─── RECORDS SUPPLIED

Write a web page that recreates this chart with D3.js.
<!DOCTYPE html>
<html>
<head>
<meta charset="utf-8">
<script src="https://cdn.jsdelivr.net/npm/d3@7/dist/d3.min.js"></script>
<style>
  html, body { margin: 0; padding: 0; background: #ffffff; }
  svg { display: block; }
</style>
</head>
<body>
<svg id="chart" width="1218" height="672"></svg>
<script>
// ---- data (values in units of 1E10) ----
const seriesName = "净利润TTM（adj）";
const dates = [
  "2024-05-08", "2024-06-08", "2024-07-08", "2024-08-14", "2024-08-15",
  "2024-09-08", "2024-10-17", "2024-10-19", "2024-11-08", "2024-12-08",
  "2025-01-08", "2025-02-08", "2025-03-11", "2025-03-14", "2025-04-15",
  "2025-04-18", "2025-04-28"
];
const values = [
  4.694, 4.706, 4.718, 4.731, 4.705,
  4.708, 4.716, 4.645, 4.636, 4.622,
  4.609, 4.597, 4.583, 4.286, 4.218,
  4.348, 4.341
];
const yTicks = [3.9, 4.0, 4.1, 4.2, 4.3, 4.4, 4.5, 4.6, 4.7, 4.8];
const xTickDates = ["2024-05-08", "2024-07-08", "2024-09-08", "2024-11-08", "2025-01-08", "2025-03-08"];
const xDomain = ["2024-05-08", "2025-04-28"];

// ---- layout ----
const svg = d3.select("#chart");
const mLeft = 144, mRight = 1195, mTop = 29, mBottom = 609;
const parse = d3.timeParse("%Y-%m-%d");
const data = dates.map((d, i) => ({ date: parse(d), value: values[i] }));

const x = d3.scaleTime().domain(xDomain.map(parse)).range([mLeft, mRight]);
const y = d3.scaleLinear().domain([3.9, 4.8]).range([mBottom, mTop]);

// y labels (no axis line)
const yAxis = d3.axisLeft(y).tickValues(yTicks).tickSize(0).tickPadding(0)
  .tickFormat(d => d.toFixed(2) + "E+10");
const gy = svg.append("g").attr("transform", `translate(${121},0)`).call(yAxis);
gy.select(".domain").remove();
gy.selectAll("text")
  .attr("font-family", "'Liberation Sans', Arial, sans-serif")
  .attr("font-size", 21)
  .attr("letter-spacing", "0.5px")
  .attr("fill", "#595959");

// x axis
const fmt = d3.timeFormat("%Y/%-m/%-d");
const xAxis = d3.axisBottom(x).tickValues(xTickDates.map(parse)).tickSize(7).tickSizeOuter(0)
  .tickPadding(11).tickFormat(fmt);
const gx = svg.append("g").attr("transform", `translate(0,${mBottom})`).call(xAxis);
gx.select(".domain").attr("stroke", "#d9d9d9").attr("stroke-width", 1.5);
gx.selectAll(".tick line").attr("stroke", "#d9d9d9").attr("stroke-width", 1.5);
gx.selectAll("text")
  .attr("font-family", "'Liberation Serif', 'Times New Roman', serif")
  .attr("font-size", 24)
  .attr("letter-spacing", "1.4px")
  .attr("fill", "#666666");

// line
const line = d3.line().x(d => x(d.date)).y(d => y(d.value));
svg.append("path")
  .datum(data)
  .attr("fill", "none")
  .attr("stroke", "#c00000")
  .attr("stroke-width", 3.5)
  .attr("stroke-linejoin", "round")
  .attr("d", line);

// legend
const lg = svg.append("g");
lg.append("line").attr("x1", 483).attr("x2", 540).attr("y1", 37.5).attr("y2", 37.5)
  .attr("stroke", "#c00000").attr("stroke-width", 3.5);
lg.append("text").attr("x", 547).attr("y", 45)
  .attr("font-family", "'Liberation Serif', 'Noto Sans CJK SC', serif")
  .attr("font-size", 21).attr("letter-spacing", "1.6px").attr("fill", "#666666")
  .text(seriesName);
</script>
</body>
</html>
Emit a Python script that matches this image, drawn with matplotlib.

──────

● **PROMPT**: Look above for every line with the word "script" and copy it.

● **WRITTEN SOLUTION**:
<script src="https://cdn.jsdelivr.net/npm/d3@7/dist/d3.min.js"></script>
<script>
</script>
Emit a Python script that matches this image, drawn with matplotlib.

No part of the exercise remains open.